Here is where we are:
Book One: in the page proofs stage. That is, me proofreading the typesetter’s work. They’ve done a few interesting things with the interior design, which is cool.
Book Two: in the second round of edits, which must be done today Or Else.
Book Three: on the workbench. I am loving the opening which, of course, may or may not end up as the actual opening.
There are also related shorts coming out, and three out of four are complete. Only one is what I would legitimately call short, though. I write long, and short stories always end up like puppies with big feet–they keep growing and growing in the most alarming way.
Dating!
December 18, 2012 • No Comments
There is nothing quite so motivating as a goal post, and now I have actual release dates for the books. Yippee! and Yikes!
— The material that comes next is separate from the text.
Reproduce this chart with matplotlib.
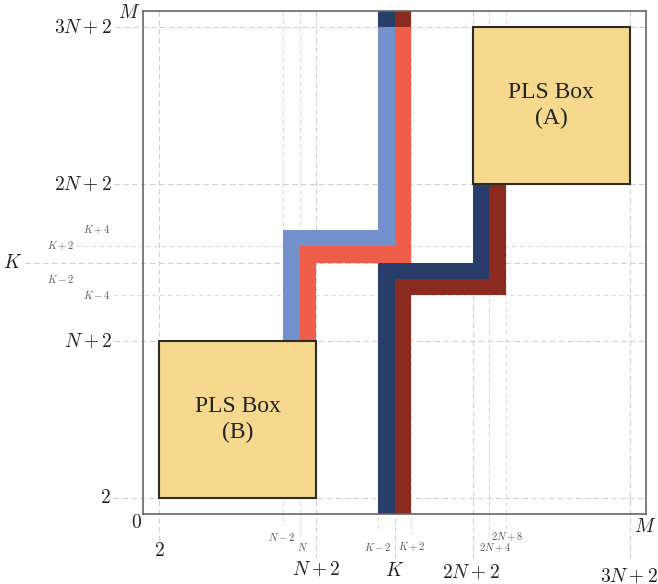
import matplotlib.pyplot as plt
from matplotlib.patches import Polygon, Rectangle

plt.rcParams['mathtext.fontset'] = 'cm'

# schematic sizes (in grid units)
N = 19
K = 30.5
M = 61
w = 2  # stripe width

# tick labels along x: (label, position, small?)
x_labels = ["2", "N-2", "N", "N+2", "K-2", "K", "K+2", "2N+2", "2N+4", "2N+8", "3N+2"]
x_pos = [2, N - 2, N, N + 2, K - 2, K, K + 2, 2 * N + 2, 2 * N + 4, 2 * N + 6, 3 * N + 2]
x_small = [False, True, True, False, True, False, True, False, True, True, False]

# tick labels along y
y_labels = ["2", "N+2", "K-4", "K-2", "K", "K+2", "K+4", "2N+2", "3N+2"]
y_pos = [2, N + 2, K - 4, K - 2, K, K + 2, K + 4, 2 * N + 2, 3 * N + 2]
y_small = [False, False, True, True, False, True, True, False, False]
y_line = [True, True, True, False, True, True, False, True, True]

# label placement in figure pixels (from top-left) and how far the dashed line runs
x_lab_py = [551, 537, 547, 569, 547, 571, 547, 572, 548, 537, 576]
x_lab_px = [159, 281, 303, 316, 378, 395, 412, 471, 495, 507, 629]
x_line_end = [541, 525, 540, 557, 532, 562, 534, 562, 543, 531, 562]
y_lab_px = [111, 112, 111, 74, 22, 74, 111, 112, 112]
y_line_end = [113, 114, 113, 0, 25, 76, 0, 114, 115]

BOX = "#f6d98e"
LBLUE = "#7491cb"
LRED = "#ee5e4a"
DBLUE = "#283d6a"
DRED = "#8b2a1e"

W, H = 658, 584
fig = plt.figure(figsize=(W / 100, H / 100), dpi=100)
L, R, T, B = 143, 646, 11, 514
ax = fig.add_axes([L / W, (H - B) / H, (R - L) / W, (B - T) / H])
ax.set_xlim(0, M)
ax.set_ylim(0, M)
ax.set_xticks([])
ax.set_yticks([])
for s in ax.spines.values():
    s.set_color("#666666")
    s.set_linewidth(1.2)
    s.set_zorder(5)

sx = (R - L) / M


def px2x(px):
    return (px - L) / sx


def py2y(py):
    return (B - py) / sx


# dashed guide lines + labels on x
for lab, p, small, ly, lx, le in zip(x_labels, x_pos, x_small, x_lab_py, x_lab_px, x_line_end):
    ax.plot([p, p], [M, py2y(le)], ls=(0, (4, 3)) if small else (0, (5, 3)),
            color="#dcdcdc" if small else "#d0d0d0", lw=0.8, clip_on=False, zorder=0)
    ax.text(px2x(lx), py2y(ly), "$" + lab + "$",
            ha="center", va="center", fontsize=7.5 if small else 14,
            color="#555555" if small else "#222222", clip_on=False)

# dashed guide lines + labels on y
for lab, p, small, has_line, lx, le in zip(y_labels, y_pos, y_small, y_line, y_lab_px, y_line_end):
    if has_line:
        ax.plot([px2x(le), M], [p, p], ls=(0, (4, 3)) if small else (0, (5, 3)),
                color="#dcdcdc" if small else "#d0d0d0", lw=0.8, clip_on=False, zorder=0)
    ax.text(px2x(lx), p, "$" + lab + "$", ha="right", va="center",
            fontsize=7.5 if small else 14,
            color="#555555" if small else "#222222", clip_on=False)

ax.text(px2x(136), py2y(522), "$0$", ha="center", va="center", fontsize=14, color="#222222", clip_on=False)
ax.text(px2x(645), py2y(526), "$M$", ha="center", va="center", fontsize=14, color="#222222", clip_on=False)
ax.text(px2x(129), py2y(13), "$M$", ha="center", va="center", fontsize=14, color="#222222", clip_on=False)

# stripes
lblue = [(K - w, 3 * N + 2), (K, 3 * N + 2), (K, K + 2), (N, K + 2), (N, N + 2),
         (N - 2, N + 2), (N - 2, K + 4), (K - w, K + 4)]
lred = [(K, 3 * N + 2), (K + w, 3 * N + 2), (K + w, K), (N + 2, K), (N + 2, N + 2),
        (N, N + 2), (N, K + 2), (K, K + 2)]
dblue = [(K - w, 0), (K, 0), (K, K - 2), (2 * N + 4, K - 2), (2 * N + 4, 2 * N + 2),
         (2 * N + 2, 2 * N + 2), (2 * N + 2, K), (K - w, K)]
dred = [(K, 0), (K + w, 0), (K + w, K - 4), (2 * N + 6, K - 4), (2 * N + 6, 2 * N + 2),
        (2 * N + 4, 2 * N + 2), (2 * N + 4, K - 2), (K, K - 2)]
for verts, c in [(lblue, LBLUE), (lred, LRED), (dblue, DBLUE), (dred, DRED)]:
    ax.add_patch(Polygon(verts, closed=True, facecolor=c, edgecolor="none", zorder=2))
ax.add_patch(Rectangle((K - w, 3 * N + 2), w, M - 3 * N - 2, facecolor=DBLUE, edgecolor="none", zorder=2))
ax.add_patch(Rectangle((K, 3 * N + 2), w, M - 3 * N - 2, facecolor=DRED, edgecolor="none", zorder=2))

# PLS boxes
for x0, name in [(2 * N + 2, "(A)"), (2, "(B)")]:
    ax.add_patch(Rectangle((x0, x0), N, N, facecolor=BOX, edgecolor="#2b2b2b", lw=1.5, zorder=3))
    ax.text(x0 + N / 2, x0 + N / 2, "PLS Box\n" + name, ha="center", va="center",
            fontsize=17, family="Liberation Serif", color="#222222", linespacing=1.3, zorder=4)

fig.savefig("out.png", dpi=100)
In other news, my second short story is accepted and the third begun. These are meant to be promo pieces for ebook extras, but they’re turning into actual incidents in the overall plot arc, so we’ll see how that works out. This is the down side of having a lot of interesting secondary characters…given half a chance, they seize the limelight. I thought the short story idea was perfect for giving them their fifteen minutes, but noooooo–they have to take over the whole freaking storyline and then hand it back all rumpled when they’re done.
We haz titles!
December 12, 2012 • No Comments
The series will be called: The Baskerville Affair
The individual books will be titled:
Book One: A Study in Silks
Book Two: A Study in Darkness
Book Three: A Study in Ashes
I’m very, very happy with these titles. For one thing, now I get to curse the manuscripts in much more specific terms.
Edits for Book #2 are back
December 5, 2012 • No Comments
And in record time. The box was waiting for me when I got home with my manuscript inside – and a lot of work to do!
I go through what must be a fairly typical cycle when I read the editorial comments. At first, outrage at being so egregiously misunderstood, and then I calm down enough to actually read the notes properly. Then they’re either not as bad as I thought, or not as good as I thought. This results in tea, self-pity, resignation, gloom. Then comes resignation, hope, determination and–after many tiny violins–actual work.
Of course, once I actually do the edits and realize the editor was right, then I wonder what all the fuss was about. Writers are such odd beasts!